Earnouts should not be a last resort - City Comment

Anyone who has been involved in M&A deals in the recruitment industry is almost certain to have encountered earnouts. They are a well-established element of deal structuring and should not be regarded by vendors as a last resort, only to be considered if they have failed to reach an acceptable price for an outright sale.
Thu, 2 May 2013 | Philip Ellis, principal, Optima Corporate Finance

Anyone who has been involved in M&A deals in the recruitment industry is almost certain to have encountered earnouts*. They are a well-established element of deal structuring and should not be regarded by vendors as a last resort, only to be considered if they have failed to reach an acceptable price for an outright sale. 

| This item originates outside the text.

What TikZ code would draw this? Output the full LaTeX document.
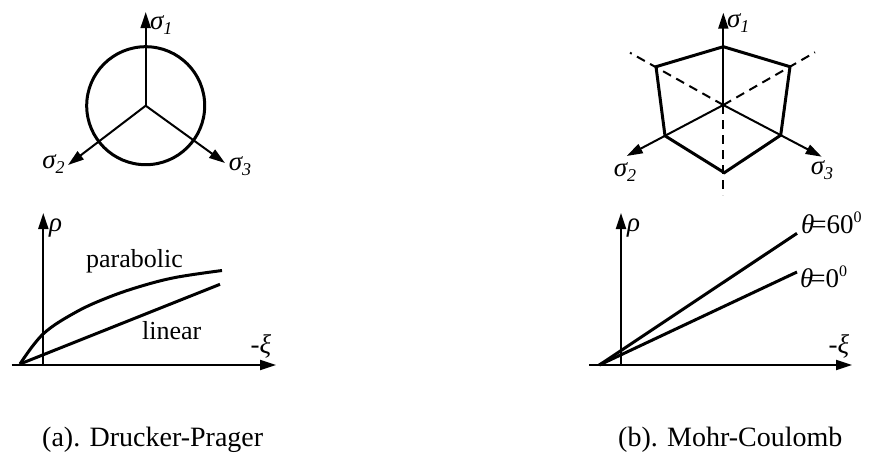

It has been said that owners should only sell their business if they are happy with the amount of cash they receive on the day the deal completes, but a well structured earnout can be an integral part of a deal and should not be discounted. 

Why are earnouts used?

• If the buyer and seller don’t agree on valuation of the business or forecast performance, an earnout may be structured to close the valuation gap, offering the seller the chance to prove that the business can deliver certain results

• They enable to buyer to manage risk

• Either party may not want an outright acquisition/sale

For the buyer

• Ensures the ongoing interest of the sellers in the performance of the business

• Reduces the risk of buying ‘thin air’

• Continuity of management may assist client transition and retention

For the seller

• Opportunity to increase price over an outright sale

• Can participate in and contribute to future growth of the business

• Opportunity to secure a deal now ahead of the pack waiting for an uplift in valuation

Beware

• Manipulation of results to skew the earnout (eg. management charges from buyer to depress profits, seller cutting costs to increase profits)

• Short-term vs medium-term decisions conflicting (eg. buyer wanting to recruit new staff, seller objecting as cost will reduce profits for the earnout and the benefit will come afterwards)

• Arguments over control and decision-making. This must be addressed in the contract governing the acquisitions

• Structuring incorrectly for beneficial tax treatment

A well-structured earnout should be rewarding for both the buyer and seller, so that they are both hoping the earnout payment will be maximised. This might sound unrealistic but it is absolutely true. If the acquired business sees an increase in profitability meaning that the buyer pays more to the seller during the earnout, a correctly structured deal will ensure that the buyer has bought the business on better overall terms, even though the absolute price has increased. 

The seller needs to ensure they are suitably protected during an earnout, which any good lawyer and corporate financier can advise on. There are well-established principles and mechanisms, which have been negotiated many times over and address key areas of risk.

In conclusion, buyers should seriously consider using an earnout as part of their deal structuring to protect their investment, while sellers should be open to accepting an earnout as part of a deal, ensuring that it is structured in a way to give them enhanced value for their business. There are undoubtedly tales of failed earnouts (just as there have been failed acquisitions) but equally there are many successful earnouts, which have worked well for both buyer and seller.

* A contractual provision stating that the seller of a business is to obtain additional future compensation based on the business achieving certain future financial goals.